In PRIMER, open up the environmental data file clev.pri and also the macrofaunal data file clma.pri, which are both located in the ‘Clydemac’ folder of the ‘Examples v6’ directory. Here, we will focus first only on a single predictor variable: copper. Highlight the variable ‘Cu’ and choose **Select > Highlighted**. Next, transform the variable (for consistency, we shall use the log-transformation suggested by
Clarke & Gorley (2006)
), by choosing **Tools > Transform(individual)** > Expression: log(0.1+V). Rename the transformed variable ‘ln Cu’, and also rename the data sheet containing this variable ln Cu. Next, go to the sheet containing the macrofaunal data clma and choose **Analyse > DIVERSE**. In the resulting dialog, remove the tick marks from all of the measures (shown under the ‘Other’ tab or the ‘Simpson’ tab), so that the only diversity measure that will be calculated is Shannon’s index H′ (shown under the ‘Shannon’ tab) using Log base $\checkmark$e. Place a tick mark next to $\checkmark$Results to worksheet, then click OK. Rename the resulting data sheet H′. Calculate Euclidean distances among samples on the basis of H′ alone. That is, from the H′ data sheet, choose **Analyse > Resemblance** > (Analyse between •Samples) & (Measure •Euclidean distance).

**Fig. 4.3.** DISTLM procedure for simple linear regression of Clyde macrofaunal diversity (H′) versus log copper concentration (ln Cu).

With the predictor (**X**) variable(s) in one sheet and the resemblance matrix (arising from the response variable(s) **Y**) in another, we are now ready to proceed with the analysis. DISTLM, like all of the methods in the PERMANOVA+ add-on, begins from the resemblance matrix. Note that the number and names of the samples in the resemblance matrix have to match precisely the ones listed in the worksheet of predictor variables. They do not necessarily have to be in the same order, but they do have to have the same strict names, so that they can be matched and related to one another directly in the analysis. Choose **PERMANOVA+ > DISTLM** > (Predictor variables worksheet: ln Cu) & (Selection procedure •All specified) & (Selection criterion •R^2) & (Num. permutations: 9999) (Fig. 4.3).

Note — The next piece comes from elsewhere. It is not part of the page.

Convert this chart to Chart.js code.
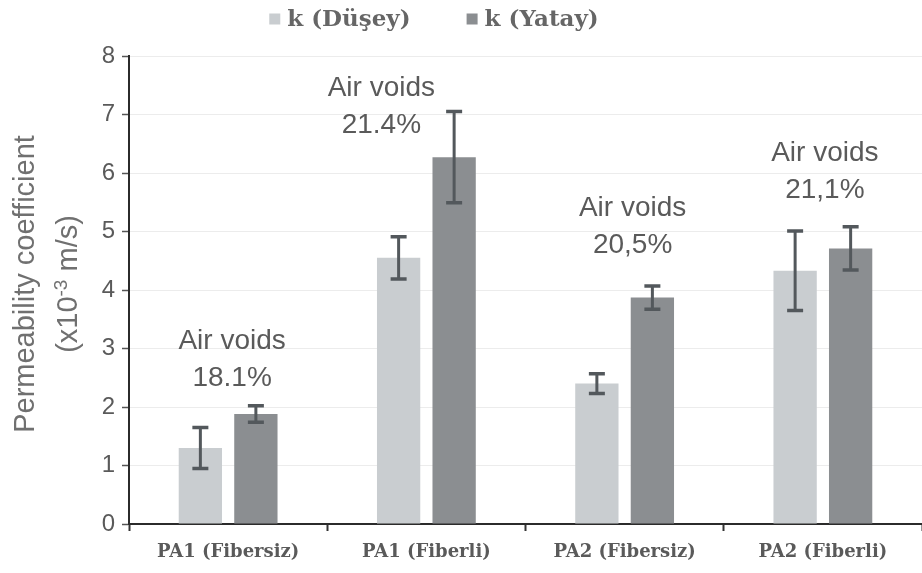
<!DOCTYPE html>
<html>
<head>
<meta charset="utf-8">
<script src="https://cdn.jsdelivr.net/npm/chart.js@4.4.1/dist/chart.umd.min.js"></script>
<style>
  html, body { margin: 0; padding: 0; background: #ffffff; }
  #wrap { width: 922px; height: 573px; }
</style>
</head>
<body>
<div id="wrap"><canvas id="c" width="922" height="573"></canvas></div>
<script>
// Permeability coefficient per mix, vertical (Düşey) and horizontal (Yatay)
const categories = ['PA1 (Fibersiz)', 'PA1 (Fiberli)', 'PA2 (Fibersiz)', 'PA2 (Fiberli)'];
const seriesNames = ['k (Düşey)', 'k (Yatay)'];
const kDusey = [1.30, 4.55, 2.40, 4.33];
const kDuseyErr = [0.35, 0.36, 0.17, 0.68];
const kYatay = [1.88, 6.27, 3.87, 4.71];
const kYatayErr = [0.14, 0.78, 0.20, 0.37];
const airVoids = ['18.1%', '21.4%', '20,5%', '21,1%'];
const yTicks = [0, 1, 2, 3, 4, 5, 6, 7, 8];

const LIGHT = '#c9cdd0';
const DARK = '#8b8e91';
const TEXT = '#5a5a5a';

// Whiskers drawn from each dataset's "errors" array
const errorBars = {
  id: 'errorBars',
  afterDatasetsDraw(chart) {
    const ctx = chart.ctx;
    const y = chart.scales.y;
    chart.data.datasets.forEach((ds, di) => {
      const meta = chart.getDatasetMeta(di);
      meta.data.forEach((bar, i) => {
        const v = ds.data[i], e = ds.errors[i];
        const yt = y.getPixelForValue(v + e);
        const yb = y.getPixelForValue(v - e);
        ctx.save();
        ctx.strokeStyle = '#53585c';
        ctx.lineWidth = 3;
        ctx.beginPath();
        ctx.moveTo(bar.x, yt); ctx.lineTo(bar.x, yb);
        ctx.stroke();
        ctx.lineWidth = 3.5;
        ctx.beginPath();
        ctx.moveTo(bar.x - 8, yt); ctx.lineTo(bar.x + 8, yt);
        ctx.moveTo(bar.x - 8, yb); ctx.lineTo(bar.x + 8, yb);
        ctx.stroke();
        ctx.restore();
      });
    });
  }
};

// "Air voids" notes above each group
const voidLabels = {
  id: 'voidLabels',
  afterDatasetsDraw(chart, args, opts) {
    const ctx = chart.ctx;
    const xs = chart.scales.x, ys = chart.scales.y;
    ctx.save();
    ctx.fillStyle = TEXT;
    ctx.font = '28px "Liberation Sans", Arial, sans-serif';
    ctx.textAlign = 'center';
    ctx.textBaseline = 'middle';
    airVoids.forEach((txt, i) => {
      const a = opts.anchors[i];
      const x = xs.getPixelForValue(i) + a.dx;
      const y = ys.getPixelForValue(a.y);
      ctx.fillText('Air voids', x, y);
      ctx.fillText(txt, x, y + opts.lineGap);
    });
    ctx.restore();
  }
};

// Legend row and rotated y-axis title
const frameText = {
  id: 'frameText',
  afterDraw(chart, args, opts) {
    const ctx = chart.ctx;
    ctx.save();
    // legend
    ctx.font = 'bold 23px "DejaVu Serif", serif';
    ctx.textBaseline = 'middle';
    ctx.textAlign = 'left';
    const box = 11, gap = 7, itemGap = 56;
    const w0 = ctx.measureText(seriesNames[0]).width;
    const w1 = ctx.measureText(seriesNames[1]).width;
    const total = box + gap + w0 + itemGap + box + gap + w1;
    let x = opts.legendCenter - total / 2;
    const ly = 19;
    const cols = [LIGHT, DARK];
    seriesNames.forEach((name, i) => {
      ctx.fillStyle = cols[i];
      ctx.fillRect(x, ly - box / 2, box, box);
      x += box + gap;
      ctx.fillStyle = '#666';
      ctx.fillText(name, x, ly + 1);
      x += (i === 0 ? w0 : w1) + itemGap;
    });

    // y-axis title
    const cy = (chart.chartArea.top + chart.chartArea.bottom) / 2 - 6;
    ctx.fillStyle = '#707070';
    ctx.textAlign = 'left';
    ctx.textBaseline = 'middle';
    ctx.translate(0, cy);
    ctx.rotate(-Math.PI / 2);
    const big = '29px "Liberation Sans", Arial, sans-serif';
    const small = '19px "Liberation Sans", Arial, sans-serif';
    ctx.font = big;
    const l1 = 'Permeability coefficient';
    const w = ctx.measureText(l1).width;
    ctx.fillText(l1, -w / 2, 26);
    const p1 = '(x10', p2 = '-3', p3 = ' m/s)';
    const a = ctx.measureText(p1).width;
    const c = ctx.measureText(p3).width;
    ctx.font = small;
    const b = ctx.measureText(p2).width;
    let sx = -(a + b + c) / 2;
    ctx.font = big;
    ctx.fillText(p1, sx, 69);
    sx += a;
    ctx.font = small;
    ctx.fillText(p2, sx, 62);
    sx += b;
    ctx.font = big;
    ctx.fillText(p3, sx, 69);
    ctx.restore();
  }
};

new Chart(document.getElementById('c'), {
  type: 'bar',
  data: {
    labels: categories,
    datasets: [
      { label: seriesNames[0], data: kDusey, errors: kDuseyErr, backgroundColor: LIGHT,
        borderWidth: 0, categoryPercentage: 0.56, barPercentage: 0.78 },
      { label: seriesNames[1], data: kYatay, errors: kYatayErr, backgroundColor: DARK,
        borderWidth: 0, categoryPercentage: 0.56, barPercentage: 0.78 }
    ]
  },
  options: {
    responsive: false,
    animation: false,
    devicePixelRatio: 1,
    layout: { padding: { top: 56, right: 0, bottom: 0, left: 0 } },
    plugins: {
      legend: { display: false },
      tooltip: { enabled: false },
      voidLabels: {
        lineGap: 37,
        anchors: [
          { dx: 4, y: 3.13 },
          { dx: -45, y: 7.45 },
          { dx: 8, y: 5.40 },
          { dx: 2, y: 6.34 }
        ]
      },
      frameText: { legendCenter: 434 }
    },
    scales: {
      x: {
        afterFit(s) { s.height = 49; },
        grid: { display: true, drawOnChartArea: false, offset: true,
                tickLength: 7, tickColor: '#333', tickWidth: 2 },
        border: { display: true, color: '#2b2b2b', width: 2 },
        ticks: { color: TEXT, padding: 11,
                 font: { family: '"DejaVu Serif", serif', size: 18, weight: 'bold' } }
      },
      y: {
        min: 0, max: 8,
        afterFit(s) { s.width = 129; },
        afterBuildTicks(s) { s.ticks = yTicks.map(v => ({ value: v })); },
        grid: { color: '#ececec', lineWidth: 1, tickLength: 7, tickColor: '#555', tickWidth: 1.5 },
        border: { display: true, color: '#2b2b2b', width: 2 },
        ticks: { color: TEXT, padding: 7,
                 font: { family: '"Liberation Sans", Arial, sans-serif', size: 24 } }
      }
    }
  },
  plugins: [errorBars, voidLabels, frameText]
});
</script>
</body>
</html>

The results file (Fig. 4.4) shows that the proportion of the variation in Shannon diversity explained by log copper concentrations is quite large ($R ^ 2 = 0.815$, as seen in the column headed ‘Prop.’) and, not surprisingly, statistically significant by permutation (*P* = 0.0001). Thus, 81.5% of the variation in macrofaunal diversity among these 12 sites (as measured by H′ alone) is explained by variation in log copper concentration. Also shown in the output is the explicit quantitative partitioning: $SS _ \text{Total} = 7.63$ and $SS _ \text{Regression} = 6.22$. As there is only one predictor variable here, the information given under the heading ‘Marginal tests’ (Fig. 4.4) is all that is really needed from the output file. To see a scatterplot for this simple regression case, go to the ln Cu worksheet and choose **Tools > Merge** > Second worksheet: H′> OK. From this merged data worksheet (called ‘Data1’ by default), choose **Analyse > Draftsman Plot** > $\checkmark$Correlations to worksheet > OK. The plot shows that H′ decreases strongly with increasing ln Cu and the Pearson linear correlation (*r*) is -0.903 (Fig. 4.4). Indeed, this checks out with what was given in DISTLM for $R ^2$, as (-0.903)$^2$ = 0.815.

**Fig. 4.4.** DISTLM results for the regression of diversity of Clyde macrofauna (H′) versus log copper concentration (ln Cu).